Members of private sector defined benefit schemes allowed to transfer to a defined contribution arrangement

MEMBERS of private sector defined benefit schemes will be able to transfer to a defined contribution arrangement according to a written Ministerial Statement published ahead of the Budget consultation response.

The rule excludes pensions in payment and will be subject to two important safeguards, Professional Pensions reported.

Those looking to complete a transfer from DB to DC can only do so if they take regulated financial advice from someone who is independent from the scheme. In most cases the cost of this will be met by the individual.

The FCA has published a thematic review on enhanced transfer values out of defined benefit schemes, summarising examples of good and bad advisory practice. 

Responses to the consultation also flagged up concerns about the stability of DB schemes should many members look to transfer out.

In response, the Treasury will issue new guidance to trustees on how to use their existing powers to delay transfers from schemes if the scheme is at risk, and to reduce transfer values to reflect scheme funding levels.

However, the Treasury said it was not expecting a widescale move to transfer out.

Discussions with stakeholders during the consultation showed the majority of estimates were between 10% and 20% but with a number expecting transfers to be below 10%.

Barnett Waddingham partner Simon Taylor welcomed the increased flexibilities being offered to DB members.

“It is welcome news that the government has decided not to ban transfers from private sector DB pension schemes to DC schemes,” he said. “This leaves useful options open to members looking to take advantage of new flexibilities in DC schemes, and for employers looking to manage their DB liabilities. Adding the requirement that members receive regulated advice is also a welcome and necessary measure which will arm members with the correct knowledge in order to make the most suitable decision for themselves.”

However, there were concerns that the move could place an extra burden on trustees according to financial adviser Intelligent Pensions.

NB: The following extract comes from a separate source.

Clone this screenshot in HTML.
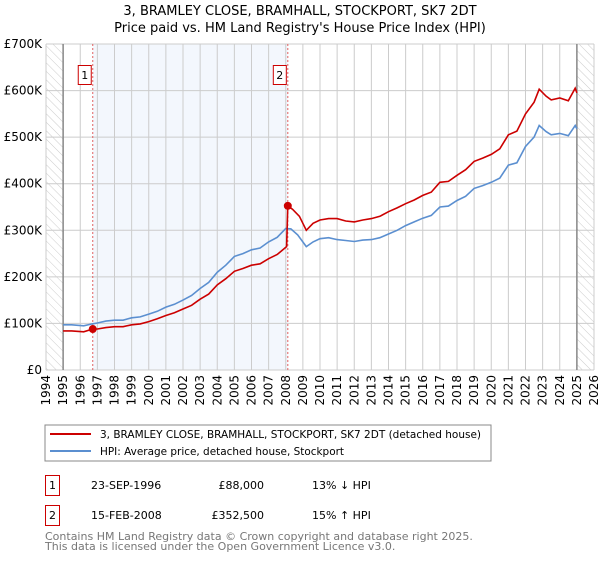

“Allowing transfers to continue unaltered would put additional strains on trustees of DB schemes. At present there are a number of cases with the Pensions Ombudsman regarding pension liberation: in some cases trustees are facing complaints that they blocked transfers, but in others the complaint is that they allowed them! We would not want to see trustees facing similar problems where members were transferring solely to take advantage of the new flexibility.”